**Work to do**: Pictures are not part of the copy. Retype the lines from the first one through the line that contains "loan_hi = [29.0, 29.0, 25.5, 38.0, 29.7, 41.8]".
______
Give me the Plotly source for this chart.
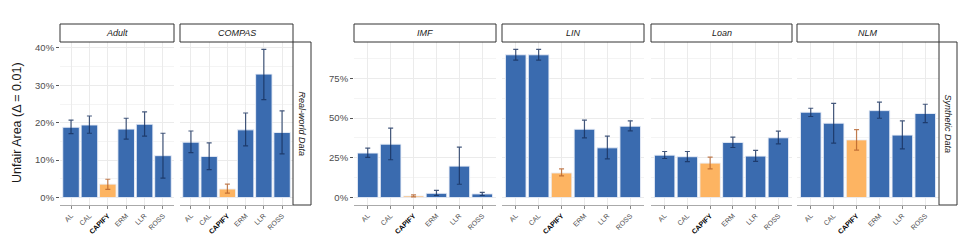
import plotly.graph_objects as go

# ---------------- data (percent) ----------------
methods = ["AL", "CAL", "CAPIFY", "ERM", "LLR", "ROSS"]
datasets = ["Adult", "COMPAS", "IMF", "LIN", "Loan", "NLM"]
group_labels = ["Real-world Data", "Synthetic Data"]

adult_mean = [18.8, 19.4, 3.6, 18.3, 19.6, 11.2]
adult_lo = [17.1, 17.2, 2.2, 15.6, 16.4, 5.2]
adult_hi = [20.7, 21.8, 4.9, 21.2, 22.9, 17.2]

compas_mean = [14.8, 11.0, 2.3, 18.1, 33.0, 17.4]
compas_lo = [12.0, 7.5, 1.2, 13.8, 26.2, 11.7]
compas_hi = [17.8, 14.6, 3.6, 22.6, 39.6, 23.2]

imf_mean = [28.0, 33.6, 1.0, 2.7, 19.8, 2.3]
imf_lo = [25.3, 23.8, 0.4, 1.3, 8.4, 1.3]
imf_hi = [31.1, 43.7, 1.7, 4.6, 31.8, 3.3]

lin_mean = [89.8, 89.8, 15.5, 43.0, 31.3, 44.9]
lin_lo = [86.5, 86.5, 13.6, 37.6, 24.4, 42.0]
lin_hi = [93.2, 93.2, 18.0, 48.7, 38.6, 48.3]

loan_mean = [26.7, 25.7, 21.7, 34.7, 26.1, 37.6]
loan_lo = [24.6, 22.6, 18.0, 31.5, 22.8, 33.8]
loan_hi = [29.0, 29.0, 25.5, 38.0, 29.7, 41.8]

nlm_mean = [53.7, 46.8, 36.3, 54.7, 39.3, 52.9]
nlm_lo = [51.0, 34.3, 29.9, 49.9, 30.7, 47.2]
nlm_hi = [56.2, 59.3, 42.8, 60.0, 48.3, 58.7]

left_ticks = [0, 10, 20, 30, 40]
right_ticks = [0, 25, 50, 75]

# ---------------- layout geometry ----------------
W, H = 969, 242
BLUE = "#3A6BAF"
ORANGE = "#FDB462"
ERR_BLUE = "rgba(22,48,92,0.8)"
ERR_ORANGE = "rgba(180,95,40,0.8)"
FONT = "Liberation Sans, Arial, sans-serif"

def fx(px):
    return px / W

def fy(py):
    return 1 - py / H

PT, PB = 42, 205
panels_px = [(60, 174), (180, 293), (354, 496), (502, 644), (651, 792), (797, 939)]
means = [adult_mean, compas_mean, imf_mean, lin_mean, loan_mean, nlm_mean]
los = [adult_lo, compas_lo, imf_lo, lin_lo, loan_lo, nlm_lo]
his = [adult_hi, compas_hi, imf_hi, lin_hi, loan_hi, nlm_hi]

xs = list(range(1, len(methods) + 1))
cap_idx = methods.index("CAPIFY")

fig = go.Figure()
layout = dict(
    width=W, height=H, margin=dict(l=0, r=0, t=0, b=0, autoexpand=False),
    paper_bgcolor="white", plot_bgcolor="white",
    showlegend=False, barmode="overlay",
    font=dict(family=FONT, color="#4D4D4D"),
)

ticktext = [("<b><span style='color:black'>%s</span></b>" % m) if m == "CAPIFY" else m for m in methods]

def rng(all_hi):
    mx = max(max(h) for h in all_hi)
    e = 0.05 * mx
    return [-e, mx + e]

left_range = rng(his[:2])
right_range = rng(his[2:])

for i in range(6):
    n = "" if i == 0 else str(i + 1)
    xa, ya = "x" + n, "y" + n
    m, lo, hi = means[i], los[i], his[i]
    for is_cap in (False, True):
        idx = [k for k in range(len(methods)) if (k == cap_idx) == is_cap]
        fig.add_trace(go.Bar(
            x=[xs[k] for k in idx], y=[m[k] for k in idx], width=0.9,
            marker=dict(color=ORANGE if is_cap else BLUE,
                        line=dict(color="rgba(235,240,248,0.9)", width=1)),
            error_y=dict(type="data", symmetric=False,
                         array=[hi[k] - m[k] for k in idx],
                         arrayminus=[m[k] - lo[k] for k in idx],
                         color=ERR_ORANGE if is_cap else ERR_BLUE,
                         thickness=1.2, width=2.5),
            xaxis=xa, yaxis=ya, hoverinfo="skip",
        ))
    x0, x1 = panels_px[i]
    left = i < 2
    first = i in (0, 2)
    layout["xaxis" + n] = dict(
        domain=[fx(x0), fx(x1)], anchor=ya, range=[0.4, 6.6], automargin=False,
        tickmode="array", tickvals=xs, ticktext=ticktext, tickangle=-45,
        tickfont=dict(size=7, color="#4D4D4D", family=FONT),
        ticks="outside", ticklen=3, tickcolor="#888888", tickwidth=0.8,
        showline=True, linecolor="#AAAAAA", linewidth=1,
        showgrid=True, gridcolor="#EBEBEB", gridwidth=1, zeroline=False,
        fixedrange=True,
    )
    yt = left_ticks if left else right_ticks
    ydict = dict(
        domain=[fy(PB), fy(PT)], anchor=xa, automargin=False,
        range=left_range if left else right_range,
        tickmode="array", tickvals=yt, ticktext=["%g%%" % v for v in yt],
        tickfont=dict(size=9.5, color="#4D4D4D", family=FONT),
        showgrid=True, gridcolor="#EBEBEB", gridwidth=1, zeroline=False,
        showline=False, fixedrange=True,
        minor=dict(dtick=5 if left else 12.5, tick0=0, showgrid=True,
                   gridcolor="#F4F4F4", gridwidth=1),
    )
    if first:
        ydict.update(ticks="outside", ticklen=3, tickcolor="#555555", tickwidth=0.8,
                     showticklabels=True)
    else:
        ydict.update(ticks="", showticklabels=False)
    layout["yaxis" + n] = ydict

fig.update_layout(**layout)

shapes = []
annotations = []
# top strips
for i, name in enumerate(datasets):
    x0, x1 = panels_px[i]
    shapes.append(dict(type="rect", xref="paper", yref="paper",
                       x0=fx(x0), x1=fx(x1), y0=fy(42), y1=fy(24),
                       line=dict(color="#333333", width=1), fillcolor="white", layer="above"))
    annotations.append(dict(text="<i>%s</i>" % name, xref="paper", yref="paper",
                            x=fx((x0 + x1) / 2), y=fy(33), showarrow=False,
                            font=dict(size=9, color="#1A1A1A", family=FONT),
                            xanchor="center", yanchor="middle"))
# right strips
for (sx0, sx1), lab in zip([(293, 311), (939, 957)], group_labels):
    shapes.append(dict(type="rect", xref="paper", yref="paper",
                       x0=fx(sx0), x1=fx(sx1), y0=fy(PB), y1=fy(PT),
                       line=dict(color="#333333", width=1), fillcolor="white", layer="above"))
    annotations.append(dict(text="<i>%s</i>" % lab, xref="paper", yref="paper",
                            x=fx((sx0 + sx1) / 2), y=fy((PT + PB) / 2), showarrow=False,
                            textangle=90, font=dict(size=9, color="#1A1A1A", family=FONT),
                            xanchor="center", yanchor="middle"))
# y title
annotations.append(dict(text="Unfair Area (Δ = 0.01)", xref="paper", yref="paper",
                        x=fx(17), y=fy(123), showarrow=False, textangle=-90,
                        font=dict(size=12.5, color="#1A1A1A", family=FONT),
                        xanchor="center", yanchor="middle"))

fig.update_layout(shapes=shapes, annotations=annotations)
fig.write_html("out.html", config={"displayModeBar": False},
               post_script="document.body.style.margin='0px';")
______
**Expected answer**:
Give me the Plotly source for this chart.
import plotly.graph_objects as go

# ---------------- data (percent) ----------------
methods = ["AL", "CAL", "CAPIFY", "ERM", "LLR", "ROSS"]
datasets = ["Adult", "COMPAS", "IMF", "LIN", "Loan", "NLM"]
group_labels = ["Real-world Data", "Synthetic Data"]

adult_mean = [18.8, 19.4, 3.6, 18.3, 19.6, 11.2]
adult_lo = [17.1, 17.2, 2.2, 15.6, 16.4, 5.2]
adult_hi = [20.7, 21.8, 4.9, 21.2, 22.9, 17.2]

compas_mean = [14.8, 11.0, 2.3, 18.1, 33.0, 17.4]
compas_lo = [12.0, 7.5, 1.2, 13.8, 26.2, 11.7]
compas_hi = [17.8, 14.6, 3.6, 22.6, 39.6, 23.2]

imf_mean = [28.0, 33.6, 1.0, 2.7, 19.8, 2.3]
imf_lo = [25.3, 23.8, 0.4, 1.3, 8.4, 1.3]
imf_hi = [31.1, 43.7, 1.7, 4.6, 31.8, 3.3]

lin_mean = [89.8, 89.8, 15.5, 43.0, 31.3, 44.9]
lin_lo = [86.5, 86.5, 13.6, 37.6, 24.4, 42.0]
lin_hi = [93.2, 93.2, 18.0, 48.7, 38.6, 48.3]

loan_mean = [26.7, 25.7, 21.7, 34.7, 26.1, 37.6]
loan_lo = [24.6, 22.6, 18.0, 31.5, 22.8, 33.8]
loan_hi = [29.0, 29.0, 25.5, 38.0, 29.7, 41.8]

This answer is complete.